O tym, że AMD szykuje bardziej ewolucję niż rewolucję świadczy także postać robota wykorzystana w filmie.
Początkowo robot ten walczy dwoma samurajskimi mieczami. Jednak po przegranej walce z niebieskimi potworami (czy ktoś nie rozumie tej sugestii?) ręka z mieczem została zamieniona na zintegrowaną z jego ciałem broń. To także jest przesłanka za tym, że AMD do walki z Intelem wystawi nie „goły” procesor, a zupełnie nowe APU. O tym, czy tak się faktycznie stanie, dowiemy się już niebawem. Film został oznaczony jako prolog, pewne więc się wydaje, że wkrótce zobaczymy kolejną część tego materiału.
Sam mam nadzieję, że AMD niebawem zacznie walczyć z Intelem także w segmencie bardziej wydajnych procesorów.

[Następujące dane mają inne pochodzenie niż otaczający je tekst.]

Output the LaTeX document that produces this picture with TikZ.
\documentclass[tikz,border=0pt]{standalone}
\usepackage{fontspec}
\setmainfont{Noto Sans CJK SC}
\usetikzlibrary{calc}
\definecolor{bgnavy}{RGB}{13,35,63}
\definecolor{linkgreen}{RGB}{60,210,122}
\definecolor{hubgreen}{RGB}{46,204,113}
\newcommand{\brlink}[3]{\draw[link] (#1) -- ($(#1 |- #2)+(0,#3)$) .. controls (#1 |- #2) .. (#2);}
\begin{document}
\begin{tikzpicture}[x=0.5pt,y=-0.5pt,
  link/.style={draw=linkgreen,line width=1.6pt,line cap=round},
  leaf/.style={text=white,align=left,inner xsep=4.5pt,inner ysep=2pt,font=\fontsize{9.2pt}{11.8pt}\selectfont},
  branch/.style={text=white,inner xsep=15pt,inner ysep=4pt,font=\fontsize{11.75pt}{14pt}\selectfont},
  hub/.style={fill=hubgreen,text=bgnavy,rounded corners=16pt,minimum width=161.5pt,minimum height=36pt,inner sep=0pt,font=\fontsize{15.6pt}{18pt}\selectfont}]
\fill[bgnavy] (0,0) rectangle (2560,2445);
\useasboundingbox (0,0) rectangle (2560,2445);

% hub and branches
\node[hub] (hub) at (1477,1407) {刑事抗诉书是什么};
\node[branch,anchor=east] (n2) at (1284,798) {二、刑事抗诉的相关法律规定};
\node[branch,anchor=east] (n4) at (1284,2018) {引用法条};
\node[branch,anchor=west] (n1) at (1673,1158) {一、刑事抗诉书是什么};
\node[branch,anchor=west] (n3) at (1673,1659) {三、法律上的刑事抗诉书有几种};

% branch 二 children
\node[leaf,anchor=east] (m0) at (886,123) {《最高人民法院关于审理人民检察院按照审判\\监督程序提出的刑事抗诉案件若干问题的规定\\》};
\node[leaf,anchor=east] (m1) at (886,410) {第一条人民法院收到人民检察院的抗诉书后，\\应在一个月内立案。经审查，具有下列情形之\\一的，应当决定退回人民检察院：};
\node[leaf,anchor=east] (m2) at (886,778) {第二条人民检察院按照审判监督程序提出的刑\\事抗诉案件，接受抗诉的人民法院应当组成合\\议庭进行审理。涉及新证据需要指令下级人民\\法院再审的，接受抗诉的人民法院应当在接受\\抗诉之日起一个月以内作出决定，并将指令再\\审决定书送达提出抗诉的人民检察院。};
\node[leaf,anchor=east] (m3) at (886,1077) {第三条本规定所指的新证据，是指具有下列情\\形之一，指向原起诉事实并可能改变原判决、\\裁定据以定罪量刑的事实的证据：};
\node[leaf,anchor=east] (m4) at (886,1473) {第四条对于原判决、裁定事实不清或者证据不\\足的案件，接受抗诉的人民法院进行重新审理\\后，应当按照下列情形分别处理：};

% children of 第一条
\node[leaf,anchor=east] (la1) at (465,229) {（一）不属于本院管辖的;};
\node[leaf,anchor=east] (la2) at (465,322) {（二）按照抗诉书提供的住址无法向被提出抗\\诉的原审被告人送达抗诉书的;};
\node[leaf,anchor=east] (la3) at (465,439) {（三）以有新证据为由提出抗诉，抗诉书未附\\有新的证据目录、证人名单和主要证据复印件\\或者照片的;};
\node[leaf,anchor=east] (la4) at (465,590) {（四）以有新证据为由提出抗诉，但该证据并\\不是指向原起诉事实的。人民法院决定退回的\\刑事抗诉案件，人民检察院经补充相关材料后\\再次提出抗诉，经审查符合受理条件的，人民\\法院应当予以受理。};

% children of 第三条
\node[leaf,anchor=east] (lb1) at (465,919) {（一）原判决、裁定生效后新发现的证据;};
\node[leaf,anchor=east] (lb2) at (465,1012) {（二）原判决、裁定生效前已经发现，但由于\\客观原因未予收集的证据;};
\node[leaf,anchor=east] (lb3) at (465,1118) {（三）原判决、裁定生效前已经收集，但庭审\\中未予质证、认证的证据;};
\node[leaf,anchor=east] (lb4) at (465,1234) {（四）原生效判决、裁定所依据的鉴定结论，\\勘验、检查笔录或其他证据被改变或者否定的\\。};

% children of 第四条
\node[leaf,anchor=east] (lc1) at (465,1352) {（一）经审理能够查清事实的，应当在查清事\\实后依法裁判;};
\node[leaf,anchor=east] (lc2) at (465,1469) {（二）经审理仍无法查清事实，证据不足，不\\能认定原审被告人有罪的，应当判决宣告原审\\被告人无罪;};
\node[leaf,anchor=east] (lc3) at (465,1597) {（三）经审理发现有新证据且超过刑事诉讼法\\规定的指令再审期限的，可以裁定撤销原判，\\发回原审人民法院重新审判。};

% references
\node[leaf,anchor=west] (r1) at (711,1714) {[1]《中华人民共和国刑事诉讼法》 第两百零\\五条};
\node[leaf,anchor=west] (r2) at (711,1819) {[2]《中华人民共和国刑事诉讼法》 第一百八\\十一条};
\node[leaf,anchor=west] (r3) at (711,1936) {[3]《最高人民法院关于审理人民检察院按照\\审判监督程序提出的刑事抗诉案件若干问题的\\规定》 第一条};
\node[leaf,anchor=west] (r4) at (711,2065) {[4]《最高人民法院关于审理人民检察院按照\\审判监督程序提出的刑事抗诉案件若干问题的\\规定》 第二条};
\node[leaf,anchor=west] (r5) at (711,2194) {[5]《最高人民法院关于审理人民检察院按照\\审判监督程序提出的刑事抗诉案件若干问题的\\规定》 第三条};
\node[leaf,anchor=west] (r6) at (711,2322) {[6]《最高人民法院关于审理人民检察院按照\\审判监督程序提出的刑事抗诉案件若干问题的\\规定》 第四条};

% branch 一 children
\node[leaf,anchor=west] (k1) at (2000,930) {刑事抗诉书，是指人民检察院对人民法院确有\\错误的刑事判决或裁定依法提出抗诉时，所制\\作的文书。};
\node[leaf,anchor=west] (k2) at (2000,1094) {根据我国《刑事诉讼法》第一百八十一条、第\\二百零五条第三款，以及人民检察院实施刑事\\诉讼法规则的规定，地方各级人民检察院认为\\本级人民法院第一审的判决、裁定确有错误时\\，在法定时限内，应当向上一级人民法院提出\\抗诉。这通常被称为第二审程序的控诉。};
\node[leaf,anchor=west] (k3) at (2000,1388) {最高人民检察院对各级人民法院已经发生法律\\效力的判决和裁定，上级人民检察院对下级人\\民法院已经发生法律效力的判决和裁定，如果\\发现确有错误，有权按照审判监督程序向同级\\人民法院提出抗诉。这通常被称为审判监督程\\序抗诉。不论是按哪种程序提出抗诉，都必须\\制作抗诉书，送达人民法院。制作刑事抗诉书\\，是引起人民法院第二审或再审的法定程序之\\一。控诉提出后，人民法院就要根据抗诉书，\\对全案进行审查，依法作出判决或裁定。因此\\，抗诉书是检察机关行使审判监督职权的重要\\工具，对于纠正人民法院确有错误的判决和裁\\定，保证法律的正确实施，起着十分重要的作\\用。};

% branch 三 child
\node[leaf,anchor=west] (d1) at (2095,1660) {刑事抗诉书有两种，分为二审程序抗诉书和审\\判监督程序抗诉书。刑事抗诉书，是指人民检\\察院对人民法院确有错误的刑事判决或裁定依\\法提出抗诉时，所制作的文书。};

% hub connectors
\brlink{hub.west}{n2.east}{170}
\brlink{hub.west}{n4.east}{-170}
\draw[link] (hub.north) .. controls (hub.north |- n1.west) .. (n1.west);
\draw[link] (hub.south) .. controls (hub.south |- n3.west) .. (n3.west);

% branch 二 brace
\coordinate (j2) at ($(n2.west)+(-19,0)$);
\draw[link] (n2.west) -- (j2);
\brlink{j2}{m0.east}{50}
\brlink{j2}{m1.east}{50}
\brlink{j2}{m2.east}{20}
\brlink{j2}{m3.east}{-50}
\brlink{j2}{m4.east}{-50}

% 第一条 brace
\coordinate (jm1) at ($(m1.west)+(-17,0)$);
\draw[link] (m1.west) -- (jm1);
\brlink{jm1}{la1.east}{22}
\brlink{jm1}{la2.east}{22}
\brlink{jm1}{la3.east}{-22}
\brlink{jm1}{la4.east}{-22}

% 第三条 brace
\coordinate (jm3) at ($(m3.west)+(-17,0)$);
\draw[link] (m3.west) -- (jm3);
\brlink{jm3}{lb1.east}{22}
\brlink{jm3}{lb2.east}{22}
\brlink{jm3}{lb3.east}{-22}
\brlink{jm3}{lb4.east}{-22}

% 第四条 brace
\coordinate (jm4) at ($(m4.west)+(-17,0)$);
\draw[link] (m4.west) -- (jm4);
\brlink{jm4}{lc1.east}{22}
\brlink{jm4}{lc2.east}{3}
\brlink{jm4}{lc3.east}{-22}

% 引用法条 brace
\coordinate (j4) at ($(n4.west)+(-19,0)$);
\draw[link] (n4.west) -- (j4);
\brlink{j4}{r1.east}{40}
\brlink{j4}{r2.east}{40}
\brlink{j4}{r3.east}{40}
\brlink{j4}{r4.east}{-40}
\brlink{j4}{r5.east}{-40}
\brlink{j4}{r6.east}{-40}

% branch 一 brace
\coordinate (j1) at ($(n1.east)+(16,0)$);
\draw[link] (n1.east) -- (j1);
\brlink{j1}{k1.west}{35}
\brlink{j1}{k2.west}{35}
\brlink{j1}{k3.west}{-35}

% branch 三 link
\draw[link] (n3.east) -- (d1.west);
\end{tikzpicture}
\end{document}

Jest to bardzo potrzebne, gdyż obecność na rynku tylko jednego gracza sprawia, że traci on chęć do walki i nie ma motywacji do ulepszania swoich produktów. Doskonale widzimy to dzisiaj. Obecna sytuacja na rynku powoduje zastój w segmencie wydajnych procesorów, powoduje że wolno rozwijające się procesory ewoluują jeszcze wolniej niż powinny.
Dzięki temu Intel może delikatnie poprawiać swoje układy oraz opóźniać ich premiery, by zarabiać na sprzętach, które obecnie znajdują się na rynku. Jedyną zaletą tej sytuacji jest to, że osoba, która kupiła dobry procesor 4 lata temu i chce tylko grać, tak naprawdę nie musi go wymieniać. Nie uważam jednak tego za sytuację dobrą, gdyż od stagnacji wolę ciągłą, wyrównaną konkurencję.